Frühstücken bis 18 Uhr
Die U35 bringt mich in die Bochumer Innenstadt. Hier reiht sich Café an Café und es herrschen zum Teil luxuriöse Bedingungen. Denn nicht zuletzt, weil Bochum eine Universitätsstadt ist, kann man in den Lokalen oftmals bis 18 Uhr gemütlich Frühstücken. Ein Umstand, den es auszunutzen gilt. Während ich auf Kaffee und Brötchen warte, nutze ich das vielfältige Zeitungsangebot. Für die Kombi Zeitung und Frühstück sind besonders das Tucholsky und das Café Konkret zu empfehlen. Um Mahlzeit und Nachrichten zu verdauen, bietet sich ein ausgiebiger Spaziergang durch den Stadtpark an. Der liegt nicht weit vom Innenstadtkern entfernt und bietet weitläufige Wiesen, Wege und Wasser. Kaninchen hoppeln durch die Büsche, während ganze Schwanfamilien schnatternd nach Futter suchen. Aber genug der possierlichen Tiere.
Geschichten & Galette
Auf dem Rückweg in die City besuche ich den Ubu-Mann in seinem Antiquariat an der Universitätsstraße, das direkt hinter dem Bahnhof liegt.
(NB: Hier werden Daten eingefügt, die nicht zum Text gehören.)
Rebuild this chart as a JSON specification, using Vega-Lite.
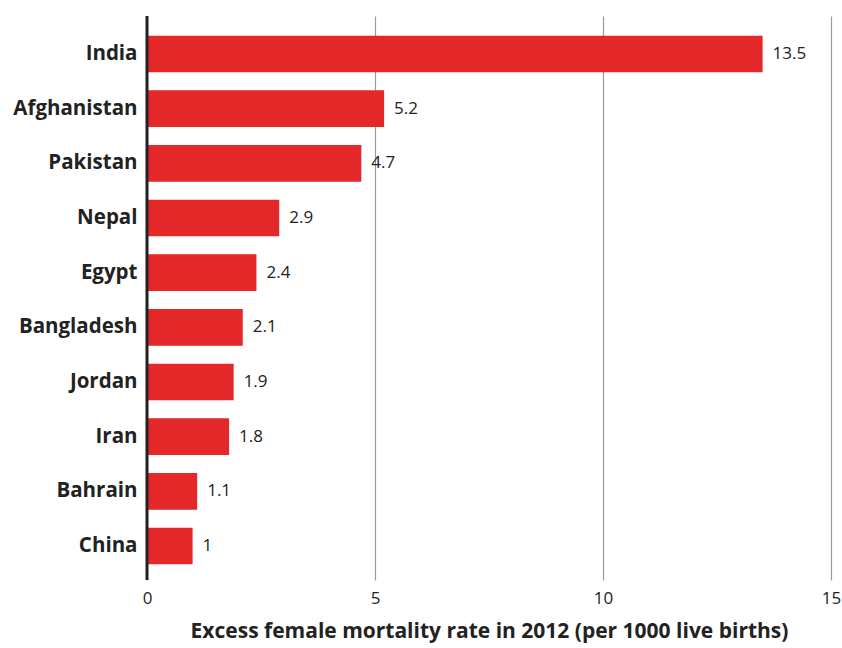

Wolfgang Jöst hat hier mehr als 100.000 Bücher zusammen getragen. Sie liegen in hohen Stapeln in den Gängen und stehen dicht gedrängt in Regalen und Kisten. Zudem weiß Jöst zu fast jedem Buch eine Geschichte zu erzählen. Abenteuer im Ubu-Antiquariat machen hungrig. Viele Restaurants und Lokale bieten einen günstigen Mittagstisch an. Für fünf Euro bekommt man beispielsweise im indischen Restaurant Taj Mahal bis 15 Uhr leckere Currys. Es liegt ein bisschen versteckt mitten im Bermuda-Dreieck. Besonders der traditionelle indische Milch-Tee und das leckere Brot sind hier zu empfehlen und für einen kleinen Aufpreis zu haben. Aber auch die Speisekarte des Mandragora hat einiges an kulinarischen Köstlichkeiten zu bieten. Vom klassischen Baguette bis hin zu Galette, den herzhaften Crepés-Variationen, lässt sich hier vorzüglich Schmausen. In vielen Cafés wie dem Tucholsky und dem Café Zacher gibt es zudem freie W-Lan Netze. So kann man nachmittags bei einem Kaffee ganz bequem seine E-Mails checken, arbeiten oder einfach nur surfen. Ganz nebenbei liegen hier auch meist regionale Kultur- und Terminmagazine aus, mithilfe dieser Hefte lässt sich das Abendprogramm planen. Vor allem die Auswahl an Theatern im Bochumer Kulturmeer ist üppig. Vorne segelt das Schauspielhaus als großes Flaggschiff. Aber auch kleinere Kähne und Barken schaukeln in der Strömung der Kreativmeere. Neben den Freibeutern vom Rottstr5-Theater sind auch Theater wie das Prinz-Regent, das Thealozzi, das Theater der Gezeiten oder das 99cent-Theater einen Besuch wert. Aber auch mit Galerien geizt Bochum nicht. So bietet die Chrom-Galerie im Ehrenfeld zeitgenössische Kunst. Zwei Ladenlokale weiter findet sich die Galerie The Spam. Auch im Viertel um die Rottstraße wird man fündig. Dennoch: Ein Tag ist eindeutig zu kurz, um Bochums Hot Spots auch nur annähernd zu entdecken.